### RECORDS SHOWN
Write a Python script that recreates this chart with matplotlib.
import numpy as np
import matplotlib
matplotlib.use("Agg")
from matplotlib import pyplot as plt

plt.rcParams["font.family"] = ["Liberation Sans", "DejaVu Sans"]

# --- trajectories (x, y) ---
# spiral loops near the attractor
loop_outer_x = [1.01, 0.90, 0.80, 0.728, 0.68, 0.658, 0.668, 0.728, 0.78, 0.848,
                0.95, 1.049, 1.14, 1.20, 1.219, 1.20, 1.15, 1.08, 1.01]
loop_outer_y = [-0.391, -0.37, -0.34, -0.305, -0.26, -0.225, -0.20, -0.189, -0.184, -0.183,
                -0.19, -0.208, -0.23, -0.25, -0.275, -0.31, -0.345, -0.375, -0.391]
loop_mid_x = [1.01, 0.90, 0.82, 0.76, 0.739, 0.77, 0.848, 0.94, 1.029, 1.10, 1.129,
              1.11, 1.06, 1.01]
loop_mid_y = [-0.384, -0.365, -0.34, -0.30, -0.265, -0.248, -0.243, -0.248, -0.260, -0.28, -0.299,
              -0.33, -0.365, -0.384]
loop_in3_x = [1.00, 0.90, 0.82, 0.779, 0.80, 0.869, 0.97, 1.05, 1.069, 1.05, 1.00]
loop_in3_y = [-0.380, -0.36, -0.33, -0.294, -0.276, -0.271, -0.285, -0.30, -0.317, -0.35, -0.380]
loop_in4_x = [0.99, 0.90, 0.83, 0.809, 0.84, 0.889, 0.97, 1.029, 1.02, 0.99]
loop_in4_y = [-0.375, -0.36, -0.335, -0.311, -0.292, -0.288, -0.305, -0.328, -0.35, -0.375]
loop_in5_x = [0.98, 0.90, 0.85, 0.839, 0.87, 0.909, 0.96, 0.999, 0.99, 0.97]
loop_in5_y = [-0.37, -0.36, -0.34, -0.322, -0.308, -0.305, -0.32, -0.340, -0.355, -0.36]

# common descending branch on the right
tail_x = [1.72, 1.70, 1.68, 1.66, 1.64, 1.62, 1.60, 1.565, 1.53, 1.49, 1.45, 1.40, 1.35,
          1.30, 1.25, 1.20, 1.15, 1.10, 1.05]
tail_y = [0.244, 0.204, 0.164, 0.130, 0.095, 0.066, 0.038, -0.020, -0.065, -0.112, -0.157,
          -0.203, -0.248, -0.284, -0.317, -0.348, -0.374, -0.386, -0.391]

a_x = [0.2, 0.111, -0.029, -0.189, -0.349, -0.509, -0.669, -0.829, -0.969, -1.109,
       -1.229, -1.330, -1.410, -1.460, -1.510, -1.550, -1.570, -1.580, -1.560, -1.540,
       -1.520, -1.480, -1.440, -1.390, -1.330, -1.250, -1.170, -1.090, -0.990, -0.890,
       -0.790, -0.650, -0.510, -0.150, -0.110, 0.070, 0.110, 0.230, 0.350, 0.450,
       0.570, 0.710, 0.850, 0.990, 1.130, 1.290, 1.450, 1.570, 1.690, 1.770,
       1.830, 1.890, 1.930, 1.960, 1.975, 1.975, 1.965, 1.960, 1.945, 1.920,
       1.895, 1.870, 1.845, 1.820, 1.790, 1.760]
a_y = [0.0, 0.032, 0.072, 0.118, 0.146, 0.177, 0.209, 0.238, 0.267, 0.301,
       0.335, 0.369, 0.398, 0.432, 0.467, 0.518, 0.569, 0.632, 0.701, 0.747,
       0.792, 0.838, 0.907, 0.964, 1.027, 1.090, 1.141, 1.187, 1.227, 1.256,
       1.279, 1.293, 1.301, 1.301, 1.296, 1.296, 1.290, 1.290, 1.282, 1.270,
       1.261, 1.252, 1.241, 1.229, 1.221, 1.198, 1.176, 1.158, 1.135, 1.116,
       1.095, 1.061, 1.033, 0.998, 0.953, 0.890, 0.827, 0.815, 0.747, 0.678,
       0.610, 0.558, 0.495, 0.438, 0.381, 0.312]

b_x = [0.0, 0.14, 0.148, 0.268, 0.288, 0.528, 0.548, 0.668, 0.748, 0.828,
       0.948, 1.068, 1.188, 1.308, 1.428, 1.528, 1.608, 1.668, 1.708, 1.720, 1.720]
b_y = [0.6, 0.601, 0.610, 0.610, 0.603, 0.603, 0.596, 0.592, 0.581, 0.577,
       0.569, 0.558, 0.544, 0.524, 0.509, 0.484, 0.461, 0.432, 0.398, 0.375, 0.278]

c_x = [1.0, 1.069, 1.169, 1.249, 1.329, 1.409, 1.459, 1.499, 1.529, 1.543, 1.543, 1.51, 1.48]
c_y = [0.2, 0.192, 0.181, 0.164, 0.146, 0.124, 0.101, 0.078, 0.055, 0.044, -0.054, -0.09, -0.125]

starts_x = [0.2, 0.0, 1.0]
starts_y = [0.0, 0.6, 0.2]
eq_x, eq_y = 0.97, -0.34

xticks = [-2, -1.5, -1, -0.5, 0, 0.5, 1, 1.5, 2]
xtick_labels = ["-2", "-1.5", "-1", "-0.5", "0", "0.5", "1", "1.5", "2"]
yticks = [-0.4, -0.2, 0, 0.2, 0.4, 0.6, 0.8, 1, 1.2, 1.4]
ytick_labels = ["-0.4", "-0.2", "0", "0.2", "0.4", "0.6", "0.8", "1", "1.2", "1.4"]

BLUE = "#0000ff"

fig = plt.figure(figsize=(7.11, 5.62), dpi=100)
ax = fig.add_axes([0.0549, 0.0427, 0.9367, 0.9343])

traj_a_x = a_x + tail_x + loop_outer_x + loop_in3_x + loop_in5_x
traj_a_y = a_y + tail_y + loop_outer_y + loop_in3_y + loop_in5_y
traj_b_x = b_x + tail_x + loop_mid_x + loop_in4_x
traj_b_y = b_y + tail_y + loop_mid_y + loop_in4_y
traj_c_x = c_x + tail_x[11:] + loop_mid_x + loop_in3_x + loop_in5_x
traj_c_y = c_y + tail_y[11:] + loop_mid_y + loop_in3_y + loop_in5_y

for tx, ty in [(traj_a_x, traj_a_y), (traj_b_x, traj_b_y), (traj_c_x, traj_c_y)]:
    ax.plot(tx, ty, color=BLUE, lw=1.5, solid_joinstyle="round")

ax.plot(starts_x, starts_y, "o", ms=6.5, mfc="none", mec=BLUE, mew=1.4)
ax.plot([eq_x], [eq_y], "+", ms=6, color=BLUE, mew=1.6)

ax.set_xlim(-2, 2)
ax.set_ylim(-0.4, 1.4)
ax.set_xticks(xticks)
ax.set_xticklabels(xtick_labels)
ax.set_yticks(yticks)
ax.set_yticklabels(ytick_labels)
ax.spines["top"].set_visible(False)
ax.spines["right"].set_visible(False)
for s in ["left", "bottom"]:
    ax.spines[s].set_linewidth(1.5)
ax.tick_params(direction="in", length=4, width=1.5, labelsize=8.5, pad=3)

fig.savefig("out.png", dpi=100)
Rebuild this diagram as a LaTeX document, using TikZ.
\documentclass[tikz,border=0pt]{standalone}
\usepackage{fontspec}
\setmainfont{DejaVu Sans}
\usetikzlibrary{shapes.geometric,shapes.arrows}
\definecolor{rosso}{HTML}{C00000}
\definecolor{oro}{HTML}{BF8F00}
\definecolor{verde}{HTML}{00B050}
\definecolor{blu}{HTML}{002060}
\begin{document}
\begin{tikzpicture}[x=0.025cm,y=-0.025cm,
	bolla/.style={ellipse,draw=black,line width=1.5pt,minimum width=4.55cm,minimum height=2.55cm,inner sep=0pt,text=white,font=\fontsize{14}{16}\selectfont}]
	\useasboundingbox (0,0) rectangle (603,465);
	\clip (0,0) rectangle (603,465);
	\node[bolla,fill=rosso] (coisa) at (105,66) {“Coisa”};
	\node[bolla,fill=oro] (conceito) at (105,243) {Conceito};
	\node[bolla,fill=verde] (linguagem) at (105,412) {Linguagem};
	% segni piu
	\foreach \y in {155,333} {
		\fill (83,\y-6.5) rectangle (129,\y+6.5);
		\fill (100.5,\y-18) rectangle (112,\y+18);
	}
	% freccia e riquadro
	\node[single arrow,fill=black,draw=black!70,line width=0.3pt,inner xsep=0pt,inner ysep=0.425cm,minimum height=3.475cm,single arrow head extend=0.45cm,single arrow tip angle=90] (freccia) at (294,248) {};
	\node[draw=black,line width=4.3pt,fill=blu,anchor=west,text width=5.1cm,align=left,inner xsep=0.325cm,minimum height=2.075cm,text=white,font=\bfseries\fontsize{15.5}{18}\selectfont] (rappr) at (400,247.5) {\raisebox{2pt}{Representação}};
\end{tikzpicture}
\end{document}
######
### RECORDS SHOWN
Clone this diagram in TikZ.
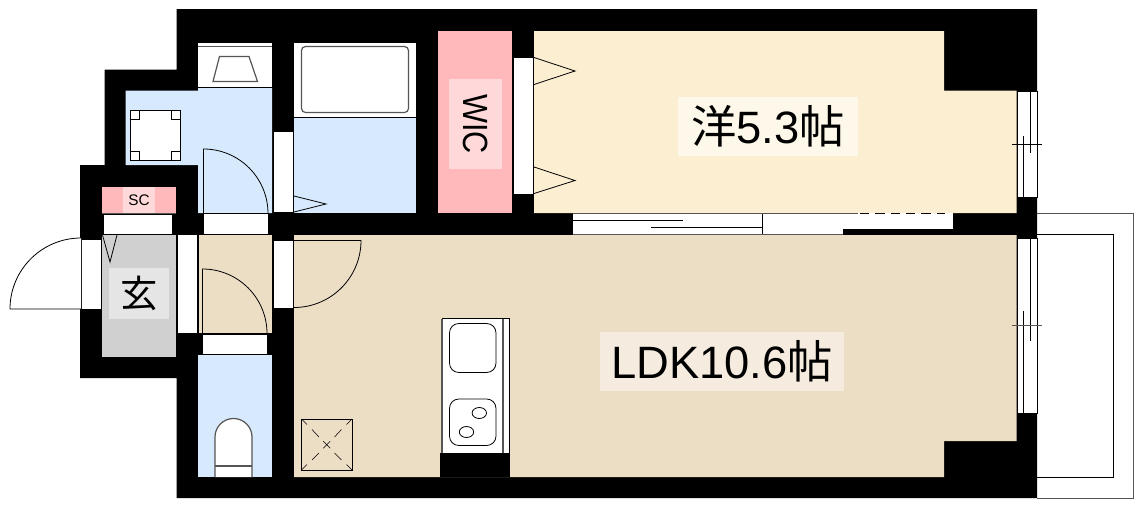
######
Give the count of lines in the data shown above that contain "diagram", and nothing else.

■ RESPONSE:
2